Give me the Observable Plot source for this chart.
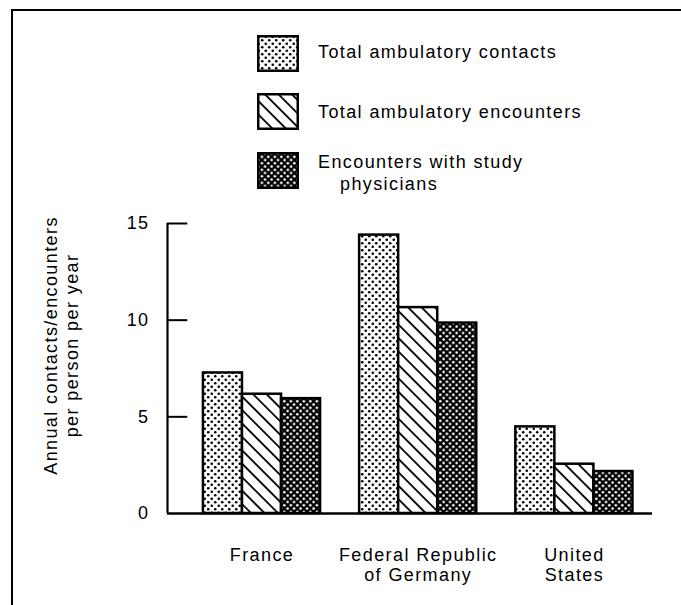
<!DOCTYPE html>
<html>
<head>
<meta charset="utf-8">
<script src="https://cdn.jsdelivr.net/npm/d3@7"></script>
<script src="https://cdn.jsdelivr.net/npm/@observablehq/plot@0.6"></script>
<style>
  html, body { margin: 0; padding: 0; background: #fff; }
  #wrap { position: relative; width: 681px; height: 605px; overflow: hidden; font-family: "Liberation Sans", Arial, sans-serif; color: #000; }
  .border-top { position: absolute; left: 11px; top: 9px; width: 670px; height: 2px; background: #000; }
  .border-left { position: absolute; left: 11px; top: 9px; width: 2px; height: 596px; background: #000; }
  .leg-sw { position: absolute; left: 257px; width: 42px; height: 37px; }
  .leg-tx { position: absolute; left: 318px; font-size: 18px; letter-spacing: 1.4px; line-height: 22px; white-space: nowrap; }
  #chart { position: absolute; left: 0; top: 0; }
</style>
</head>
<body>
<div id="wrap">
  <svg width="0" height="0" style="position:absolute">
    <defs>
      <pattern id="p-contacts" patternUnits="userSpaceOnUse" width="7" height="7">
        <rect width="7" height="7" fill="#fff"/>
        <circle cx="1.75" cy="1.75" r="1.3" fill="#000"/>
        <circle cx="5.25" cy="5.25" r="1.3" fill="#000"/>
      </pattern>
      <pattern id="p-enc" patternUnits="userSpaceOnUse" width="9.5" height="9.5" patternTransform="rotate(-45)">
        <rect width="9.5" height="9.5" fill="#fff"/>
        <line x1="4.75" y1="0" x2="4.75" y2="9.5" stroke="#000" stroke-width="1.8"/>
      </pattern>
      <pattern id="p-study" patternUnits="userSpaceOnUse" width="6.5" height="6.5">
        <rect width="6.5" height="6.5" fill="#000"/>
        <circle cx="1.6" cy="1.6" r="1.3" fill="#fff"/>
        <circle cx="4.85" cy="4.85" r="1.3" fill="#fff"/>
      </pattern>
    </defs>
  </svg>
  <div id="chart"></div>
  <div class="border-top"></div>
  <div class="border-left"></div>
  <div id="legend"></div>
</div>
<script>
// ---- Data ----
const countries = ["France", "Federal Republic\nof Germany", "United\nStates"];
const series = ["Total ambulatory contacts", "Total ambulatory encounters", "Encounters with study physicians"];
const contacts = [7.27, 14.4, 4.48];
const encounters = [6.17, 10.65, 2.55];
const study = [5.94, 9.85, 2.17];
const yTicks = [0, 5, 10, 15];
const yLabel = "Annual contacts/encounters\nper person per year";

// ---- Build table ----
const seriesValues = [contacts, encounters, study];
const groupStep = series.length + 1; // bars per group plus a gap slot
const rows = [];
countries.forEach((c, gi) => {
  series.forEach((s, si) => {
    rows.push({country: c, series: s, value: seriesValues[si][gi], x1: gi * groupStep + si, x2: gi * groupStep + si + 1});
  });
});
const labels = countries.map((c, gi) => ({country: c, xc: gi * groupStep + series.length / 2}));

const patterns = ["url(#p-contacts)", "url(#p-enc)", "url(#p-study)"];
const xMin = -0.92, xMax = 11.5;
const tickLen = 0.52;

const chart = Plot.plot({
  width: 681,
  height: 605,
  marginLeft: 167,
  marginRight: 29,
  marginTop: 223,
  marginBottom: 92,
  style: {fontFamily: "'Liberation Sans', Arial, sans-serif", fontSize: "18px", color: "#000", background: "transparent", letterSpacing: "1.4px"},
  x: {type: "linear", domain: [xMin, xMax], axis: null},
  y: {domain: [0, 15], axis: null},
  color: {type: "ordinal", domain: series, range: patterns},
  marks: [
    Plot.rectY(rows, {x1: "x1", x2: "x2", y1: 0, y2: "value", fill: "series", stroke: "#000", strokeWidth: 2.5, strokeLinejoin: "miter"}),
    Plot.ruleX([xMin], {y1: 0, y2: 15, stroke: "#000", strokeWidth: 2.2}),
    Plot.ruleY([0], {stroke: "#000", strokeWidth: 2.5}),
    Plot.ruleY(yTicks.filter(t => t > 0), {x1: xMin, x2: xMin + tickLen, stroke: "#000", strokeWidth: 2}),
    Plot.text(yTicks, {x: xMin, y: d => d, text: d => String(d), textAnchor: "end", dx: -18, fontSize: 18}),
    Plot.text(labels, {x: "xc", y: 0, text: "country", lineAnchor: "top", dy: 33, lineHeight: 1.11, fontSize: 18}),
    Plot.text([yLabel], {frameAnchor: "left", textAnchor: "middle", dx: -107, dy: -23, rotate: -90, lineHeight: 1.17, fontSize: 18})
  ]
});
document.getElementById("chart").appendChild(chart);

// ---- Legend ----
const legend = document.getElementById("legend");
const swTops = [35, 93, 152];
const txTops = [41, 101, 151];
series.forEach((s, i) => {
  const sw = document.createElementNS("http://www.w3.org/2000/svg", "svg");
  sw.setAttribute("class", "leg-sw");
  sw.setAttribute("width", 42);
  sw.setAttribute("height", 37);
  sw.style.top = swTops[i] + "px";
  const r = document.createElementNS("http://www.w3.org/2000/svg", "rect");
  r.setAttribute("x", 1.25); r.setAttribute("y", 1.25);
  r.setAttribute("width", 39.5); r.setAttribute("height", 34.5);
  r.setAttribute("fill", patterns[i]);
  r.setAttribute("stroke", "#000"); r.setAttribute("stroke-width", 2.5);
  sw.appendChild(r);
  legend.appendChild(sw);
  const tx = document.createElement("div");
  tx.className = "leg-tx";
  tx.style.top = txTops[i] + "px";
  if (i === 2) {
    tx.innerHTML = "Encounters with study<br><span style='padding-left:22px'>physicians</span>";
  } else {
    tx.textContent = s;
  }
  legend.appendChild(tx);
});
</script>
</body>
</html>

____

Omit the pictures and reproduce the listing exactly.

WRITTEN SOLUTION:
Give me the Observable Plot source for this chart.
<!DOCTYPE html>
<html>
<head>
<meta charset="utf-8">
<script src="https://cdn.jsdelivr.net/npm/d3@7"></script>
<script src="https://cdn.jsdelivr.net/npm/@observablehq/plot@0.6"></script>
<style>
  html, body { margin: 0; padding: 0; background: #fff; }
  #wrap { position: relative; width: 681px; height: 605px; overflow: hidden; font-family: "Liberation Sans", Arial, sans-serif; color: #000; }
  .border-top { position: absolute; left: 11px; top: 9px; width: 670px; height: 2px; background: #000; }
  .border-left { position: absolute; left: 11px; top: 9px; width: 2px; height: 596px; background: #000; }
  .leg-sw { position: absolute; left: 257px; width: 42px; height: 37px; }
  .leg-tx { position: absolute; left: 318px; font-size: 18px; letter-spacing: 1.4px; line-height: 22px; white-space: nowrap; }
  #chart { position: absolute; left: 0; top: 0; }
</style>
</head>
<body>
<div id="wrap">
  <svg width="0" height="0" style="position:absolute">
    <defs>
      <pattern id="p-contacts" patternUnits="userSpaceOnUse" width="7" height="7">
        <rect width="7" height="7" fill="#fff"/>
        <circle cx="1.75" cy="1.75" r="1.3" fill="#000"/>
        <circle cx="5.25" cy="5.25" r="1.3" fill="#000"/>
      </pattern>
      <pattern id="p-enc" patternUnits="userSpaceOnUse" width="9.5" height="9.5" patternTransform="rotate(-45)">
        <rect width="9.5" height="9.5" fill="#fff"/>
        <line x1="4.75" y1="0" x2="4.75" y2="9.5" stroke="#000" stroke-width="1.8"/>
      </pattern>
      <pattern id="p-study" patternUnits="userSpaceOnUse" width="6.5" height="6.5">
        <rect width="6.5" height="6.5" fill="#000"/>
        <circle cx="1.6" cy="1.6" r="1.3" fill="#fff"/>
        <circle cx="4.85" cy="4.85" r="1.3" fill="#fff"/>
      </pattern>
    </defs>
  </svg>
  <div id="chart"></div>
  <div class="border-top"></div>
  <div class="border-left"></div>
  <div id="legend"></div>
</div>
<script>
// ---- Data ----
const countries = ["France", "Federal Republic\nof Germany", "United\nStates"];
const series = ["Total ambulatory contacts", "Total ambulatory encounters", "Encounters with study physicians"];
const contacts = [7.27, 14.4, 4.48];
const encounters = [6.17, 10.65, 2.55];
const study = [5.94, 9.85, 2.17];
const yTicks = [0, 5, 10, 15];
const yLabel = "Annual contacts/encounters\nper person per year";

// ---- Build table ----
const seriesValues = [contacts, encounters, study];
const groupStep = series.length + 1; // bars per group plus a gap slot
const rows = [];
countries.forEach((c, gi) => {
  series.forEach((s, si) => {
    rows.push({country: c, series: s, value: seriesValues[si][gi], x1: gi * groupStep + si, x2: gi * groupStep + si + 1});
  });
});
const labels = countries.map((c, gi) => ({country: c, xc: gi * groupStep + series.length / 2}));

const patterns = ["url(#p-contacts)", "url(#p-enc)", "url(#p-study)"];
const xMin = -0.92, xMax = 11.5;
const tickLen = 0.52;

const chart = Plot.plot({
  width: 681,
  height: 605,
  marginLeft: 167,
  marginRight: 29,
  marginTop: 223,
  marginBottom: 92,
  style: {fontFamily: "'Liberation Sans', Arial, sans-serif", fontSize: "18px", color: "#000", background: "transparent", letterSpacing: "1.4px"},
  x: {type: "linear", domain: [xMin, xMax], axis: null},
  y: {domain: [0, 15], axis: null},
  color: {type: "ordinal", domain: series, range: patterns},
  marks: [
    Plot.rectY(rows, {x1: "x1", x2: "x2", y1: 0, y2: "value", fill: "series", stroke: "#000", strokeWidth: 2.5, strokeLinejoin: "miter"}),
    Plot.ruleX([xMin], {y1: 0, y2: 15, stroke: "#000", strokeWidth: 2.2}),
    Plot.ruleY([0], {stroke: "#000", strokeWidth: 2.5}),
    Plot.ruleY(yTicks.filter(t => t > 0), {x1: xMin, x2: xMin + tickLen, stroke: "#000", strokeWidth: 2}),
    Plot.text(yTicks, {x: xMin, y: d => d, text: d => String(d), textAnchor: "end", dx: -18, fontSize: 18}),
    Plot.text(labels, {x: "xc", y: 0, text: "country", lineAnchor: "top", dy: 33, lineHeight: 1.11, fontSize: 18}),
    Plot.text([yLabel], {frameAnchor: "left", textAnchor: "middle", dx: -107, dy: -23, rotate: -90, lineHeight: 1.17, fontSize: 18})
  ]
});
document.getElementById("chart").appendChild(chart);

// ---- Legend ----
const legend = document.getElementById("legend");
const swTops = [35, 93, 152];
const txTops = [41, 101, 151];
series.forEach((s, i) => {
  const sw = document.createElementNS("http://www.w3.org/2000/svg", "svg");
  sw.setAttribute("class", "leg-sw");
  sw.setAttribute("width", 42);
  sw.setAttribute("height", 37);
  sw.style.top = swTops[i] + "px";
  const r = document.createElementNS("http://www.w3.org/2000/svg", "rect");
  r.setAttribute("x", 1.25); r.setAttribute("y", 1.25);
  r.setAttribute("width", 39.5); r.setAttribute("height", 34.5);
  r.setAttribute("fill", patterns[i]);
  r.setAttribute("stroke", "#000"); r.setAttribute("stroke-width", 2.5);
  sw.appendChild(r);
  legend.appendChild(sw);
  const tx = document.createElement("div");
  tx.className = "leg-tx";
  tx.style.top = txTops[i] + "px";
  if (i === 2) {
    tx.innerHTML = "Encounters with study<br><span style='padding-left:22px'>physicians</span>";
  } else {
    tx.textContent = s;
  }
  legend.appendChild(tx);
});
</script>
</body>
</html>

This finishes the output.